A theory of publicly listed firms

John Kay’s column today prompted this line of thought:

Here’s a theory that in my view merits consideration.  Although I am sure that it is far from 100% correct and may be as little as 10% correct, I believe that it has as much truth as the view that large corporations are competitive firms in competitive markets.

The rise of stock markets and the ability to finance huge firms that deliberately exploit the benefits of size to undermine competition destroyed the relationship between a free market and a competitive market.  Thus, the presumption should be that industries with publicly listed companies are oligopolies and profits earned by these companies should be viewed with suspicion as they are likely to be rent-seeking profits.

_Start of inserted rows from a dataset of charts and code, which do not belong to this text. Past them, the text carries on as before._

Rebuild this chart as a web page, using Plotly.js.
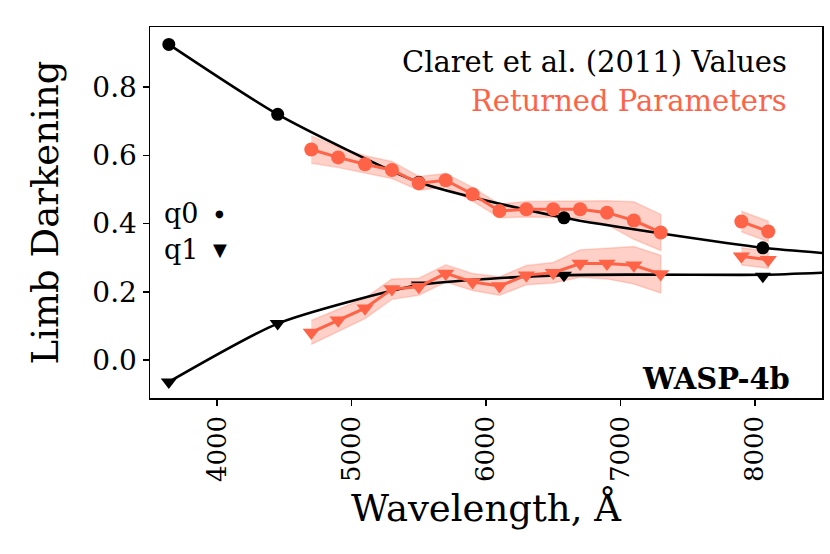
<!DOCTYPE html>
<html>
<head>
<meta charset="utf-8">
<script src="https://cdn.plot.ly/plotly-3.0.1.min.js"></script>
<style>
  body { margin: 0; background: #fff; }
  #plot_area { width: 830px; height: 554px; }
</style>
</head>
<body>
<div id="plot_area"></div>
<script>
// Claret et al. (2011) values (black)
const claretWl = [3640, 4450, 5500, 6580, 8060];
const claretQ0 = [0.925, 0.720, 0.521, 0.417, 0.329];
const claretQ1 = [-0.064, 0.107, 0.220, 0.249, 0.246];
// the black curve carries on to the right edge
const claretLineWl = [3640, 4450, 5500, 6580, 8060, 8500];
const claretLineQ0 = [0.925, 0.720, 0.521, 0.417, 0.329, 0.314];
const claretLineQ1 = [-0.064, 0.107, 0.220, 0.249, 0.250, 0.256];

// Returned parameters (red), first block
const wlA = [4700, 4900, 5100, 5300, 5500, 5700, 5900, 6100, 6300, 6500, 6700, 6900, 7100, 7300];
const q0A = [0.617, 0.594, 0.574, 0.557, 0.518, 0.527, 0.486, 0.437, 0.442, 0.442, 0.442, 0.432, 0.409, 0.374];
const q0ErrA = [0.04, 0.03, 0.025, 0.025, 0.02, 0.02, 0.02, 0.02, 0.023, 0.024, 0.026, 0.035, 0.055, 0.053];
const q1A = [0.081, 0.117, 0.152, 0.208, 0.215, 0.254, 0.229, 0.217, 0.249, 0.256, 0.283, 0.283, 0.278, 0.252];
const q1ErrA = [0.035, 0.033, 0.03, 0.03, 0.025, 0.025, 0.025, 0.027, 0.028, 0.03, 0.04, 0.045, 0.055, 0.055];

// Returned parameters, second block
const wlB = [7900, 8100];
const q0B = [0.406, 0.377];
const q0ErrB = [0.03, 0.03];
const q1B = [0.304, 0.294];
const q1ErrB = [0.025, 0.025];

const xTicks = [4000, 5000, 6000, 7000, 8000];
const yTicks = [0.0, 0.2, 0.4, 0.6, 0.8];

const red = 'rgb(255,99,71)';
const band = 'rgba(255,99,71,0.3)';
const serif = 'DejaVu Serif, serif';

function bandTrace(wl, vals, errs) {
    const upper = vals.map((v, i) => v + errs[i]);
    const lower = vals.map((v, i) => v - errs[i]);
    return {
        x: wl.concat(wl.slice().reverse()),
        y: upper.concat(lower.slice().reverse()),
        type: 'scatter',
        mode: 'lines',
        fill: 'toself',
        fillcolor: band,
        line: { color: 'rgba(255,99,71,0.25)', width: 1.5 },
        hoverinfo: 'skip',
        showlegend: false
    };
}

function redTrace(wl, vals, symbol) {
    return {
        x: wl, y: vals,
        type: 'scatter',
        mode: 'lines+markers',
        line: { color: red, width: 3 },
        marker: { color: red, size: symbol === 'circle' ? 14 : 15, symbol: symbol },
        showlegend: false
    };
}

const traces = [
    bandTrace(wlA, q0A, q0ErrA),
    bandTrace(wlB, q0B, q0ErrB),
    bandTrace(wlA, q1A, q1ErrA),
    bandTrace(wlB, q1B, q1ErrB),
    // black curves
    { x: claretLineWl, y: claretLineQ0, type: 'scatter', mode: 'lines',
      line: { color: 'black', width: 2.6, shape: 'spline', smoothing: 0.6 }, showlegend: false },
    { x: claretLineWl, y: claretLineQ1, type: 'scatter', mode: 'lines',
      line: { color: 'black', width: 2.6, shape: 'spline', smoothing: 0.6 }, showlegend: false },
    { x: claretWl, y: claretQ0, type: 'scatter', mode: 'markers',
      marker: { color: 'black', size: 13, symbol: 'circle' }, showlegend: false },
    { x: claretWl, y: claretQ1, type: 'scatter', mode: 'markers',
      marker: { color: 'black', size: 14, symbol: 'triangle-down' }, showlegend: false },
    // red series on top
    redTrace(wlA, q0A, 'circle'),
    redTrace(wlB, q0B, 'circle'),
    redTrace(wlA, q1A, 'triangle-down'),
    redTrace(wlB, q1B, 'triangle-down')
];

const layout = {
    width: 830,
    height: 554,
    margin: { l: 150, r: 8, t: 27, b: 156 },
    paper_bgcolor: 'white',
    plot_bgcolor: 'white',
    font: { family: serif, color: 'black', size: 28 },
    xaxis: {
        range: [3500, 8500],
        tickvals: xTicks,
        ticktext: xTicks.map(String),
        tickangle: -90,
        ticks: 'outside', ticklen: 6, tickwidth: 1.5, tickcolor: 'black',
        showgrid: false, zeroline: false,
        showline: true, linecolor: 'black', linewidth: 1.5, mirror: true,
        tickfont: { family: serif, size: 26 },
        title: { text: 'Wavelength, Å', font: { family: serif, size: 37 }, standoff: 14 }
    },
    yaxis: {
        range: [-0.111, 0.976],
        tickvals: yTicks,
        ticktext: yTicks.map(v => v.toFixed(1)),
        ticks: 'outside', ticklen: 6, tickwidth: 1.5, tickcolor: 'black',
        showgrid: false, zeroline: false,
        showline: true, linecolor: 'black', linewidth: 1.5, mirror: true,
        tickfont: { family: serif, size: 28 },
        title: { text: 'Limb Darkening', font: { family: serif, size: 37 }, standoff: 22 }
    },
    annotations: [
        { text: 'Claret et al. (2011) Values', xref: 'paper', yref: 'paper', x: 0.951, y: 0.906,
          xanchor: 'right', yanchor: 'middle', showarrow: false, font: { family: serif, size: 29, color: 'black' } },
        { text: 'Returned Parameters', xref: 'paper', yref: 'paper', x: 0.951, y: 0.80,
          xanchor: 'right', yanchor: 'middle', showarrow: false, font: { family: serif, size: 29, color: red } },
        { text: '<b>WASP-4b</b>', xref: 'paper', yref: 'paper', x: 0.955, y: 0.05,
          xanchor: 'right', yanchor: 'middle', showarrow: false, font: { family: serif, size: 29, color: 'black' } },
        { text: 'q0', xref: 'paper', yref: 'paper', x: 0.018, y: 0.496,
          xanchor: 'left', yanchor: 'middle', showarrow: false, font: { family: serif, size: 27 } },
        { text: 'q1', xref: 'paper', yref: 'paper', x: 0.018, y: 0.399,
          xanchor: 'left', yanchor: 'middle', showarrow: false, font: { family: serif, size: 27 } },
        { text: '●', xref: 'paper', yref: 'paper', x: 0.104, y: 0.496,
          xanchor: 'center', yanchor: 'middle', showarrow: false, font: { family: 'DejaVu Sans', size: 10 } },
        { text: '▼', xref: 'paper', yref: 'paper', x: 0.104, y: 0.399,
          xanchor: 'center', yanchor: 'middle', showarrow: false, font: { family: 'DejaVu Sans', size: 18 } }
    ]
};

Plotly.newPlot('plot_area', traces, layout, { staticPlot: true });
</script>
</body>
</html>
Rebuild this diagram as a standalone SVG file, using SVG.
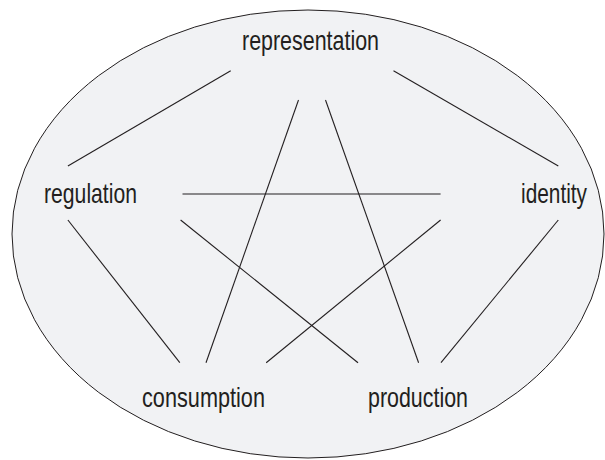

When publicly listed companies are viewed as rent-seeking entities rather than competitive firms in a competitive market, there is a clear role for government in protecting smaller unlisted firms from predatory behavior.  Since it is far too difficult for government to determine what market based prices would be in a environment where publicly listed companies are predominant, remedies for their existence should be at the macro level:  (i) high taxes on publicly listed companies whose profitability is significantly higher than the average in competitive markets (i.e. where non-publicly listed companies predominate) and (ii) high taxes on wages paid to employees of publicly listed companies (that for example are more than double the wages of employees with comparable years of education outside the publicly listed sector) to prevent employees from extracting the rent-seekers surplus.  In addition, all publicly listed companies should be prohibited from spending any money on lobbying, campaign contributions or providing freebies for politicians.

Any other policy can be viewed as a government subsidy to rent-seeking behavior.